2019-07-25

juushika: Drawing of a sleeping orange cat (Default)
2019-07-25 01:48 am

Book Reviews: In Other Lands, Brennan; As You Like It, Shakespeare; Persepolis, Satrapi

Title: In Other Lands
Author: Sarah Rees Brennan
Narrator: Matthew Lloyd Davies
Published: Tantor Audio, 2018 (2014)
Rating: 3 of 5
Page Count: 440
Total Page Count: 320,695
Text Number: 1124
Read Because: personal enjoyment, audiobook borrowed from the Multnomah County Library
Review: A prickly 13-year-old attends a border training camp at the edge of portal fantasy territory, and forms an unlikely bond with a pair of unusual students. (N.B. Hidden bits obliquely spoil the romantic pairings.) Somewhere around the 30% mark I said aloud to an empty room, "oh no, I'm emotionally invested"—this has a sardonic tone, a long view of the protagonist and his clumsy education in intimacy, and a refreshing emotional and sexual honestly; it avoids the usual poor communication and drama I expect in YA and substitutes instead more realistic and complicated issues of emotional maturity and emotional needs. And the central trio is engaging wish-fulfillment, and given the way this book rejects genre formulas I felt and hoped for spoiler ).

What it does instead is spoiler ), and the way the book depicts and discusses sexual orientation is fantastic; and it's not the book's fault that it doesn't fulfill my particular hopes (and, unlike some similar disappointments, it doesn't bait). Nonetheless by the 60% mark most of my investment had worn out.
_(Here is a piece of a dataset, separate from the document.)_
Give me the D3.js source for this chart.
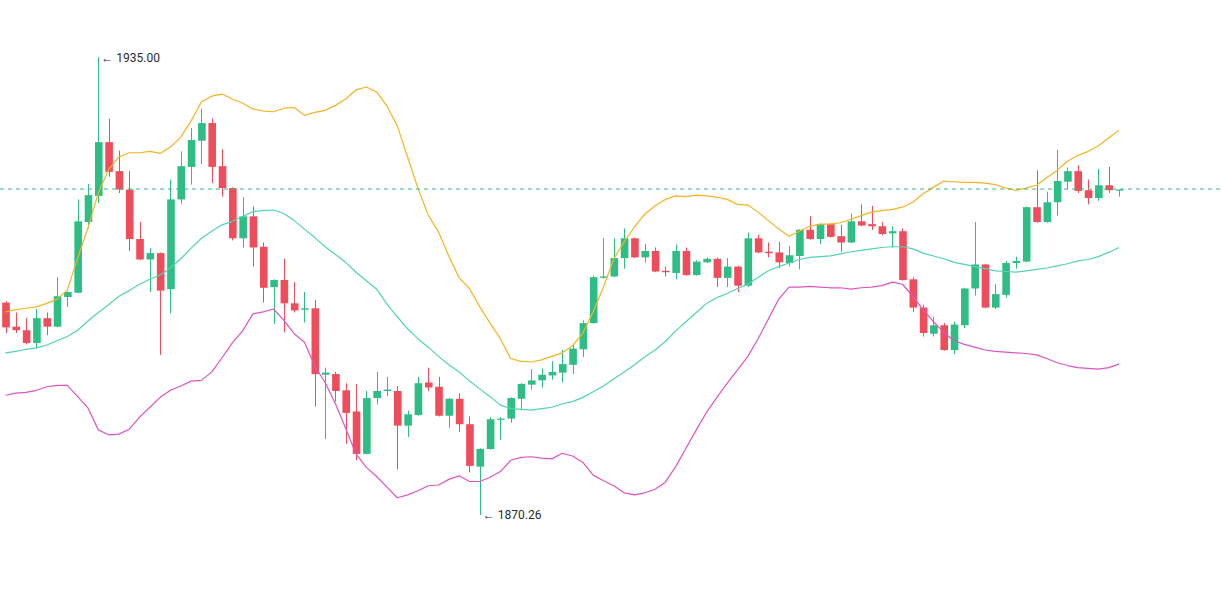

All the strengths overstay their welcome: the humor grows thin, that intimate long view makes the end drag, and the heightened romance tropes grate against a frankly ridiculous number of public conversations about sex. And the romance and sex, and constant navel-gazing over romance and sex, overwhelm the erstwhile plot and a portal fantasy premise which is almost entirely without magic but focuses instead on the increasingly common meta-portal fantasy theme of choosing a world. It's not bad!—well-intended, engaging; never bad. But that initial spark dies, which disappoints me because I thought I was finally glimpsing that intense emotional investment that some readers have in YA novels.


Title: As You Like It
Author: William Shakespeare
Published: 1623
Rating: 4 of 5
Page Count: 100
Total Page Count: 320,795
Text Number: 1125
Read Because: Shakespeare reading project*
Review: It would be disingenuous to call this a dry-run for Twelfth Night, despite the shared conceit which in Twelfth Night is better realized and even more queer, and that Twelfth Night has stronger and more diverse subplots—because As You Like It is strong in its own right: the transformative forest, always a pleasure in Shakespeare and here at its purest and most literal; the tension between the freedoms of the forest and the pressures of external reality, and the parallel interrogation of romance. For me this is most interesting in conjunction with other Shakespeare plays and isn't on its own a personal favorite, but it's an absolute pleasure.

* Cut for dead-dad talk. )


Title: The Complete Persepolis
Author: Marjane Satrapi
Translator: Mattias Ripa, Blake Ferris, Anjali Singh
Published: Pantheon Books, 2007 (2000, 2004)
Rating: 3 of 5
Page Count: 340
Total Page Count: 321,135
Text Number: 1126
Read Because: personal enjoyment
Review: A graphic memoir of a woman growing up during the Iranian Revolution and Iran-Iraq war. The art does nothing for me—it's consistent and inoffensive, but the blocky lines and simplistic faces contribute nothing, and the style falls apart in the more complex panels. The narrative leaves me more ambivalent. It provides a personal view of intensely complex issues, and effective evokes that singular response, particularly the way vast political issues are expressed in local, interpersonal strife—but those interpersonal issues aren't always interesting. Satrapi makes an effort to provide historical/political context, but the infodumps are disjointed; I discovered just how much I didn't know, but what I learned mostly came after from internet searches. A positive experience on the whole, but not an exemplary one.